### THE REQUEST
Only one portion of the data is to be written out: from the line bearing "Generate a Python" through the line bearing "from bokeh.resources import INLINE". Write it exactly as it appears.

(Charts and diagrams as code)
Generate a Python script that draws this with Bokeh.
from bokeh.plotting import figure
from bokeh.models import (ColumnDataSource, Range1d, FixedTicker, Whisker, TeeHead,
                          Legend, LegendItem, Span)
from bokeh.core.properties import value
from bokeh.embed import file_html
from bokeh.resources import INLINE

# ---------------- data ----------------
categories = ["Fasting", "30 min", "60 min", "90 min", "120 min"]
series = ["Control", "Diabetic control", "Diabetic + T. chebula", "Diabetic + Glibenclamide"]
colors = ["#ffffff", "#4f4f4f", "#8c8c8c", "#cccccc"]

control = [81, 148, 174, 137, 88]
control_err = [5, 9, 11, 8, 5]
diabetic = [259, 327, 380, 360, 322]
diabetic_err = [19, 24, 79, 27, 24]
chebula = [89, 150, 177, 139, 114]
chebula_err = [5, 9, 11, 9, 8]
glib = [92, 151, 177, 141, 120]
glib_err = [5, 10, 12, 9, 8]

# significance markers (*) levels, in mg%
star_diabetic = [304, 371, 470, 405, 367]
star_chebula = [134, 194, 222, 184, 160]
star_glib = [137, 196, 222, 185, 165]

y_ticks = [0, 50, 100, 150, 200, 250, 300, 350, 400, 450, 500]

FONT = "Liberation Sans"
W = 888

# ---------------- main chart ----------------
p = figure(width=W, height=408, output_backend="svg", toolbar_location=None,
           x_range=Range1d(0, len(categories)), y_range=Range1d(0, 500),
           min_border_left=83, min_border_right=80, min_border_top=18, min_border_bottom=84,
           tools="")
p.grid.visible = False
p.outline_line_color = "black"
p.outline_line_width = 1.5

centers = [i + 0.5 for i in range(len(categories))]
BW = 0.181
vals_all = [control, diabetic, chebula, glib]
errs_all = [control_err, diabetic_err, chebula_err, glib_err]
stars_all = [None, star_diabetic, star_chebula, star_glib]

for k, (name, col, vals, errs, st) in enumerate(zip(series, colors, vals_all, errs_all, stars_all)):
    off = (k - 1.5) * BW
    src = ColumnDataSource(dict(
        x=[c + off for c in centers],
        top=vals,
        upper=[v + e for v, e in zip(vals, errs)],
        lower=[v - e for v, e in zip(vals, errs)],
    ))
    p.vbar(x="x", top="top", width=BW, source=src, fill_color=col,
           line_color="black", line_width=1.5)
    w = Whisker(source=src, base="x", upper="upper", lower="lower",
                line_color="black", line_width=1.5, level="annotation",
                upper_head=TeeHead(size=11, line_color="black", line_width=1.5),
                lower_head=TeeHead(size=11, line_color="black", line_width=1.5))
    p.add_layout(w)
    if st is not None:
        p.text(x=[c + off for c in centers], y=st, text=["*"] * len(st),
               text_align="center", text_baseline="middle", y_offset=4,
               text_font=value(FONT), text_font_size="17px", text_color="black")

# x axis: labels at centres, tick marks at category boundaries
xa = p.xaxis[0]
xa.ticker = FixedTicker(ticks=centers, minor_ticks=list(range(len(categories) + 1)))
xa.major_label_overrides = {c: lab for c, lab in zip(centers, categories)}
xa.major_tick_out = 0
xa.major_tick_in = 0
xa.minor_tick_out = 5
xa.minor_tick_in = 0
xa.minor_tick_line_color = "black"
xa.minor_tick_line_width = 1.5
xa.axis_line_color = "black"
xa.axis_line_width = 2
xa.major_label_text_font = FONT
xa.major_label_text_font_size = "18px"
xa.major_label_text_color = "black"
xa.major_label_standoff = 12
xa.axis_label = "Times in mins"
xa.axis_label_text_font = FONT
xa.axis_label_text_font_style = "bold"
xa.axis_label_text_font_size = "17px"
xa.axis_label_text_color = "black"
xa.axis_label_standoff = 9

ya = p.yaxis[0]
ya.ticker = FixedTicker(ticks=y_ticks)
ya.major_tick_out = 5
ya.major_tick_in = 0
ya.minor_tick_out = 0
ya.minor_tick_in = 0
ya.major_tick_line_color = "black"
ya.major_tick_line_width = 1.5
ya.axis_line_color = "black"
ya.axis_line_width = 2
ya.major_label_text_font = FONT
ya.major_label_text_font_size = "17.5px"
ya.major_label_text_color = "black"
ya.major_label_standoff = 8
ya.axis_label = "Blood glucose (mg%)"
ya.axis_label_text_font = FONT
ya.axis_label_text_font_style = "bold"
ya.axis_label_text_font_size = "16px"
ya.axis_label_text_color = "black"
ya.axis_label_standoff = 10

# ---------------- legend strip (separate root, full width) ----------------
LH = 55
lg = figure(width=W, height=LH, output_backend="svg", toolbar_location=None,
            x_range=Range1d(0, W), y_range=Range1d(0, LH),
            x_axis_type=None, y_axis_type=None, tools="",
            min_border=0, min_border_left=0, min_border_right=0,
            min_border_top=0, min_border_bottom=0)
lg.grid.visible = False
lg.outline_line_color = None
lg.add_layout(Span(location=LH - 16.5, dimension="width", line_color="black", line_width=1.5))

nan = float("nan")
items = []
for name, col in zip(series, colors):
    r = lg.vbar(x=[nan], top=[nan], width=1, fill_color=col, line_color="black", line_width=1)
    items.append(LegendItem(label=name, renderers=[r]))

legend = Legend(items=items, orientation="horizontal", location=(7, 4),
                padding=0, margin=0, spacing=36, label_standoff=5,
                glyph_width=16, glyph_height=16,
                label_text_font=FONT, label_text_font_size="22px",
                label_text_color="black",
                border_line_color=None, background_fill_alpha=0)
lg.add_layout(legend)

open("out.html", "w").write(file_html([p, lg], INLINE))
---
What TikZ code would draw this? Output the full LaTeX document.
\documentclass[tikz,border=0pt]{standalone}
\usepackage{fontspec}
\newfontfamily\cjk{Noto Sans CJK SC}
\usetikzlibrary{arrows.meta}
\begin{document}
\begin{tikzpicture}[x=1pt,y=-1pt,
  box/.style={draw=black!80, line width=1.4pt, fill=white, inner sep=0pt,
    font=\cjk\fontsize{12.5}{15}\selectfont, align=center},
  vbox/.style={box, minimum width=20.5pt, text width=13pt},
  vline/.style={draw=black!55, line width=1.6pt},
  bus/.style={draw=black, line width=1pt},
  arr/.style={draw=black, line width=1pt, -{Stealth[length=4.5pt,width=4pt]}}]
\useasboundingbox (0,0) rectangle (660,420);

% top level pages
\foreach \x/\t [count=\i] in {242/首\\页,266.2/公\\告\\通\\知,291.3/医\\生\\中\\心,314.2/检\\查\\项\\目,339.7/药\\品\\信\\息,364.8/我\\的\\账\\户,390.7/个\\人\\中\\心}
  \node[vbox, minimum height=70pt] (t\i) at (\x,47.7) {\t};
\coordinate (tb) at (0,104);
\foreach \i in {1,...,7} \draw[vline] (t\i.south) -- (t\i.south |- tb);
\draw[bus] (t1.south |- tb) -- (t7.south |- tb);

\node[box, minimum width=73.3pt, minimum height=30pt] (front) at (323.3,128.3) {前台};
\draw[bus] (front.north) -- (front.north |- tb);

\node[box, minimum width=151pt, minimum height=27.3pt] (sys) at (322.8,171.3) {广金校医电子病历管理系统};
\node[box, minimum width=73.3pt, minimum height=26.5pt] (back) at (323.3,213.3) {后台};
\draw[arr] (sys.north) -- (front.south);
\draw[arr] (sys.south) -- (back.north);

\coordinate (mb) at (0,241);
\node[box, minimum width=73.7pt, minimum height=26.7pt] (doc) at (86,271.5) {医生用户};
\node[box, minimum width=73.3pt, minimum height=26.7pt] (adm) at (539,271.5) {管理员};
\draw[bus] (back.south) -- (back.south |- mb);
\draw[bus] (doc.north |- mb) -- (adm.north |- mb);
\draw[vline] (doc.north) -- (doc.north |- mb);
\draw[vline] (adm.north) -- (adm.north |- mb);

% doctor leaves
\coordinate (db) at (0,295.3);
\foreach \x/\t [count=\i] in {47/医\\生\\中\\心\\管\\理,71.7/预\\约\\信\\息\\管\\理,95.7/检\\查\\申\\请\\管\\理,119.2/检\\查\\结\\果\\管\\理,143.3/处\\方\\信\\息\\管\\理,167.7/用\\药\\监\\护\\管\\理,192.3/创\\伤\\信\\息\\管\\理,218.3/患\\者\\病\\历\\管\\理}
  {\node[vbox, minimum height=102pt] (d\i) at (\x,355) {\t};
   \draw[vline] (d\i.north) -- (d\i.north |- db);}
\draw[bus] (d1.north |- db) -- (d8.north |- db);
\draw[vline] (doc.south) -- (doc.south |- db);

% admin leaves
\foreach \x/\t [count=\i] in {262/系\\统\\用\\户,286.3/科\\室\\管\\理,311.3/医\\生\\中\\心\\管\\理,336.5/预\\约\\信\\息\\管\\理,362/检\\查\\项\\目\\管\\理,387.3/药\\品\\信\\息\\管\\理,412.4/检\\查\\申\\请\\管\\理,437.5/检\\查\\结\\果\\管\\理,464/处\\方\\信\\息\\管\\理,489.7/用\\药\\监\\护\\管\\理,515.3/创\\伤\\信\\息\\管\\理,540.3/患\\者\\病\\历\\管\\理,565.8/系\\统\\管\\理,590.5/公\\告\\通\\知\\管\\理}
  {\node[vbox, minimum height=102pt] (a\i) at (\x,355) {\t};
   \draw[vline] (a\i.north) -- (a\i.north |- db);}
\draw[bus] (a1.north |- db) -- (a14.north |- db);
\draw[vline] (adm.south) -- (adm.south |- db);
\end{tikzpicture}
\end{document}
--
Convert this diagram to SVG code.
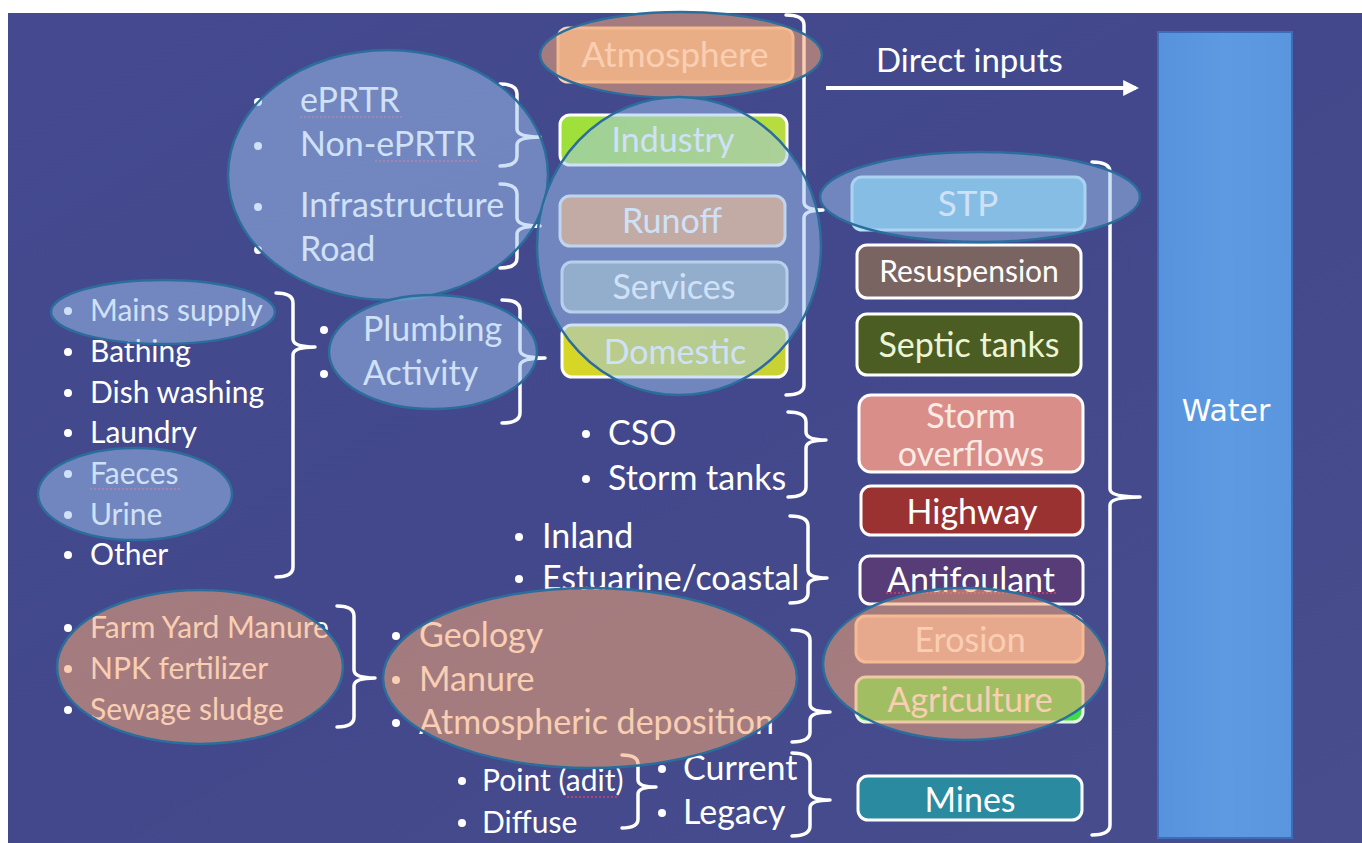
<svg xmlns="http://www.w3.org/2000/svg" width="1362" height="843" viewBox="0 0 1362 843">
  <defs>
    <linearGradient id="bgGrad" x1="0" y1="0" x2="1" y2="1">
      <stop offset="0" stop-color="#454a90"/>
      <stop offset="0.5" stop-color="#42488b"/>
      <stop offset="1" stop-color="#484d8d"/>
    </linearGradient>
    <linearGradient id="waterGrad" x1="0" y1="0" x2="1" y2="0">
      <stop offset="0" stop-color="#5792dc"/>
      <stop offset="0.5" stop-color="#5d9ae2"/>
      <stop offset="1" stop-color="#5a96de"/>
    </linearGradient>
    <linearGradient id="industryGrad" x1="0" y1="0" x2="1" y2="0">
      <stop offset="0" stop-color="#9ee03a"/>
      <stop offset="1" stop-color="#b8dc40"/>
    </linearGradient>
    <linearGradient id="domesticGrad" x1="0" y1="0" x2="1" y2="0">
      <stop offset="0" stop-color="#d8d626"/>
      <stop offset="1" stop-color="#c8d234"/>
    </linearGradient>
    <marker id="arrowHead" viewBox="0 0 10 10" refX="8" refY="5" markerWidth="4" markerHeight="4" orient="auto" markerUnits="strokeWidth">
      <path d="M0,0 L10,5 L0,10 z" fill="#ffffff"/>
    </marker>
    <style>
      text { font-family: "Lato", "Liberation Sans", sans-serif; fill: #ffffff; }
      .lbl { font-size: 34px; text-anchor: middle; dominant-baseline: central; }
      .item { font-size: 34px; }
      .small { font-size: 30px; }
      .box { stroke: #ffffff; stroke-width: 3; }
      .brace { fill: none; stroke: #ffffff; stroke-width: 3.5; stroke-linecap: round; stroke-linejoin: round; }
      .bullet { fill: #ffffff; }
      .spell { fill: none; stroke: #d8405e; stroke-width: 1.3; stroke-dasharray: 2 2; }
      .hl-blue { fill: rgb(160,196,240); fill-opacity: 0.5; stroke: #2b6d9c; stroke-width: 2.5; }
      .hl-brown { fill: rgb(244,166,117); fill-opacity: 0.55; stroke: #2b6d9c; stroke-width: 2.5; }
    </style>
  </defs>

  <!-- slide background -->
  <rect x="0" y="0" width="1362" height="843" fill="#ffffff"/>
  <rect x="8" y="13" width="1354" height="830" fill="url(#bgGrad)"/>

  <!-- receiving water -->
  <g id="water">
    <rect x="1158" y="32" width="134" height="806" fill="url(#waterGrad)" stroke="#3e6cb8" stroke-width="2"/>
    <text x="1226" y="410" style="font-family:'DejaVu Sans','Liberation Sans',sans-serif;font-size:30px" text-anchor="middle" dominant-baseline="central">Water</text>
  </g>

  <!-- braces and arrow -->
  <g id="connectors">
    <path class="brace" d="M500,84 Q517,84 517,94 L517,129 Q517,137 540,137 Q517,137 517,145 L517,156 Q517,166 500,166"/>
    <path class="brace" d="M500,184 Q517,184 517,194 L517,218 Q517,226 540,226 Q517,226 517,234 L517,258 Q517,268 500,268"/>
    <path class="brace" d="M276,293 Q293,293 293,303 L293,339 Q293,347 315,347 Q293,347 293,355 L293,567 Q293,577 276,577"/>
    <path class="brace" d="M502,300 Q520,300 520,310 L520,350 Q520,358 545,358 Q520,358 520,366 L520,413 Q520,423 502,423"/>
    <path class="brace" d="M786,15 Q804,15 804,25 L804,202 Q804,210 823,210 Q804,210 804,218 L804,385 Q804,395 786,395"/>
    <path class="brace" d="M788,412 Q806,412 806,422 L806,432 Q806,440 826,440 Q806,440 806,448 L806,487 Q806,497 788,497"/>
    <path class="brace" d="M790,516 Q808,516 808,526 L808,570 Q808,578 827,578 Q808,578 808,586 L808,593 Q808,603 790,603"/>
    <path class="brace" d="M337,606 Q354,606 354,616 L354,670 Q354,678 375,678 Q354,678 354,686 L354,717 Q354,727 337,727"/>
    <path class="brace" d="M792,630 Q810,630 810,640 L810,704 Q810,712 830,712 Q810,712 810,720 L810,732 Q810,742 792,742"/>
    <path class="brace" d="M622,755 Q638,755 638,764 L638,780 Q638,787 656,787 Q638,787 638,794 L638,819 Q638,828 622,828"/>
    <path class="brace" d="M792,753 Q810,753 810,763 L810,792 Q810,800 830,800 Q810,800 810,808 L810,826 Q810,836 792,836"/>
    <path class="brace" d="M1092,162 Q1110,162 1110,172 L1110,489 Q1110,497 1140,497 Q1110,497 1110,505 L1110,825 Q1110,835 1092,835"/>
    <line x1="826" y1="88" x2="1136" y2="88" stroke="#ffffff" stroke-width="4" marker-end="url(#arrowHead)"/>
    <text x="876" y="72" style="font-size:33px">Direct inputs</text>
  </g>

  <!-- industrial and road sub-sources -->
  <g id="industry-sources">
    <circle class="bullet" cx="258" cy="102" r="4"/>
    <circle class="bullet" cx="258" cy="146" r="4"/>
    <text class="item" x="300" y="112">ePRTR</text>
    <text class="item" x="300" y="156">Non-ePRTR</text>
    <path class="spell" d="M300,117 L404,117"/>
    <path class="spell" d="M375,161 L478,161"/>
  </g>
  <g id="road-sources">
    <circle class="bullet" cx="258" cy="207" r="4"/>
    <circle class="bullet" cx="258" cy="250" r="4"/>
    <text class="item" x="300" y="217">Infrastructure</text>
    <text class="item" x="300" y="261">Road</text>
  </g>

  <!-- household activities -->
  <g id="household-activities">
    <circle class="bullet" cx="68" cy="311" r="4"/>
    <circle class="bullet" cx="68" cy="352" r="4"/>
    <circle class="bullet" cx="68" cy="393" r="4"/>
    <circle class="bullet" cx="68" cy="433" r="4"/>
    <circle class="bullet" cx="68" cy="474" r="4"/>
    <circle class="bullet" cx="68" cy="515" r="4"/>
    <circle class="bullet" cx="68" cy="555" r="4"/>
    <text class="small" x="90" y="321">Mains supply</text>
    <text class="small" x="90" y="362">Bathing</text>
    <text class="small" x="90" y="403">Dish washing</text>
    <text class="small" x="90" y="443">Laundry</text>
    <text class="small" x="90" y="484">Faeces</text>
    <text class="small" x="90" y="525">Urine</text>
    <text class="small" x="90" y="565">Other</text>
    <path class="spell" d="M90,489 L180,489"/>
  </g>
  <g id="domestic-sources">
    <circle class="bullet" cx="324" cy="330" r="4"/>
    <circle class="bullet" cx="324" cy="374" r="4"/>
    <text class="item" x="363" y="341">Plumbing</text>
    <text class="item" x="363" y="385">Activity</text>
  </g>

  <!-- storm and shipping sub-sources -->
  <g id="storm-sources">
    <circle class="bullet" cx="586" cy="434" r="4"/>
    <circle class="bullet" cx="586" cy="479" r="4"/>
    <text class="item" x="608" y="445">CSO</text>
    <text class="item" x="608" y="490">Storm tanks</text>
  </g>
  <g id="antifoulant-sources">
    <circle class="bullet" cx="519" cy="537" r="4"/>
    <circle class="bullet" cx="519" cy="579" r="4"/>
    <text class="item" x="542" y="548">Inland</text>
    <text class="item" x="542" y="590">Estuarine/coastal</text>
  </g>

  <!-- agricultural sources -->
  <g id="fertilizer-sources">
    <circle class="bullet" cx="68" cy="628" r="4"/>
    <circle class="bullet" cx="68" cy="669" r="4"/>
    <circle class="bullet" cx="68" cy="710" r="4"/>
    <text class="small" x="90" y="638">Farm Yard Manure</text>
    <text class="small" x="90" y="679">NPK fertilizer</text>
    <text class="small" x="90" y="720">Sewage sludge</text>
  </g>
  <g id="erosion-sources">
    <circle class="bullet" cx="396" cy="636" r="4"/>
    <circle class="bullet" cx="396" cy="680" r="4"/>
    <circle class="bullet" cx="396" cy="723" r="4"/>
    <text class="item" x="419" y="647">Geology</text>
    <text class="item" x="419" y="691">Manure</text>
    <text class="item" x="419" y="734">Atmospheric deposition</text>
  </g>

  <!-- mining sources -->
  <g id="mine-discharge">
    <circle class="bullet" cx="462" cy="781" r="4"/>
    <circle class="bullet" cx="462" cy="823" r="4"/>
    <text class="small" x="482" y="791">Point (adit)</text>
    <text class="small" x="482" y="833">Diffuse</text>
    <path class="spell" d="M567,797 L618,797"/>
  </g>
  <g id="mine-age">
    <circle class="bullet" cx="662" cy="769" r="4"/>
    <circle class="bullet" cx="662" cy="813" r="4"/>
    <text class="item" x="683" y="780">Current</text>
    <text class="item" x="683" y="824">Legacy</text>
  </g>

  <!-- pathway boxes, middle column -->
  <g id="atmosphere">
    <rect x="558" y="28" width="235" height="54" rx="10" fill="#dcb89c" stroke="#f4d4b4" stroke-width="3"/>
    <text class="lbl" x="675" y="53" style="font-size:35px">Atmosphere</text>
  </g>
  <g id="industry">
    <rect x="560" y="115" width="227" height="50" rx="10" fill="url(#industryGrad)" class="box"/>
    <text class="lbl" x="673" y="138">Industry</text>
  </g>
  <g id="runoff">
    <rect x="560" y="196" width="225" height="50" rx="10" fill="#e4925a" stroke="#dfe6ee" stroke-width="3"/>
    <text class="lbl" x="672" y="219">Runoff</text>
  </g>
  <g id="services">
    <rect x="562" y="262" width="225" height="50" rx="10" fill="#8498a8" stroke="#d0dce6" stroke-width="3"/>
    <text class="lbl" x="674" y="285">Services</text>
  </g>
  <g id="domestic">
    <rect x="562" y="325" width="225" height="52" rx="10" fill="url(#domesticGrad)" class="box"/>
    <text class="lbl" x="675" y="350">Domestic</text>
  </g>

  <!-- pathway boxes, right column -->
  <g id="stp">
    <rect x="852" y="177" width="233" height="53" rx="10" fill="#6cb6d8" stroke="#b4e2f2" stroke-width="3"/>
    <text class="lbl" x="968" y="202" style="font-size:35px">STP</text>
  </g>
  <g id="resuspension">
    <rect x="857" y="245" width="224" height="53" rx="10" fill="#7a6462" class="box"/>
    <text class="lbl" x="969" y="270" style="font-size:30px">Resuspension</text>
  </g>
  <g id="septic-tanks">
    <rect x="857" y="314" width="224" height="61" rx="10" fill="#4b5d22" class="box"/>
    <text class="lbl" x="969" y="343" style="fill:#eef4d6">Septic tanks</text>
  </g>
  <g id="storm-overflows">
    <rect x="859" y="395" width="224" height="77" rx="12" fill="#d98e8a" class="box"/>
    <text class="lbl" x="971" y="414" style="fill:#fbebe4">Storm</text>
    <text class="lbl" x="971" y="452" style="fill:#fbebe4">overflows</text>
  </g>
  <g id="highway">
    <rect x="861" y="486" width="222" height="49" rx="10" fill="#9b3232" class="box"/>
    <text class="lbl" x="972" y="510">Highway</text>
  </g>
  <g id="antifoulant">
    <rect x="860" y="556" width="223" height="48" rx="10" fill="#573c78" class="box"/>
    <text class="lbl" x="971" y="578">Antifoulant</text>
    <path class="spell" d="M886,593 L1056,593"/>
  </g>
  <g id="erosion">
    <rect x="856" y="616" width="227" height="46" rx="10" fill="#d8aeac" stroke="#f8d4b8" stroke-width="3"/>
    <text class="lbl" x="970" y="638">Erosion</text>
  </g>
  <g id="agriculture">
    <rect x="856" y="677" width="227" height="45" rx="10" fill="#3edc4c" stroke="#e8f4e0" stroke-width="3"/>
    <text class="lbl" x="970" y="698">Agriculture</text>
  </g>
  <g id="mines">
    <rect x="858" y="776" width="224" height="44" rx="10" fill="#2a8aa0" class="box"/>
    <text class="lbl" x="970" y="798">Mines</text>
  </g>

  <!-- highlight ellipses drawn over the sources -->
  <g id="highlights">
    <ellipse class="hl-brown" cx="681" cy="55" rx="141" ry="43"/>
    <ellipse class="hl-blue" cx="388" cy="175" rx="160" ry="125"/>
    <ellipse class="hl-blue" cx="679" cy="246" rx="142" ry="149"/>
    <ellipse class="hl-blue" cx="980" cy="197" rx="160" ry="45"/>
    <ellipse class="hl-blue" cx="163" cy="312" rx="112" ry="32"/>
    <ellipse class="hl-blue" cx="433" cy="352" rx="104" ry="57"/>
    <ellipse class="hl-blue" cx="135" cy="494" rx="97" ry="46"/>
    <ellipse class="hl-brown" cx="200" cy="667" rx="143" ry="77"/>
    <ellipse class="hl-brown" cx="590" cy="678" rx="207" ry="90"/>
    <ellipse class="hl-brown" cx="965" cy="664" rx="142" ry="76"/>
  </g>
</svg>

### TASK SOLUTION
Generate a Python script that draws this with Bokeh.
from bokeh.plotting import figure
from bokeh.models import (ColumnDataSource, Range1d, FixedTicker, Whisker, TeeHead,
                          Legend, LegendItem, Span)
from bokeh.core.properties import value
from bokeh.embed import file_html
from bokeh.resources import INLINE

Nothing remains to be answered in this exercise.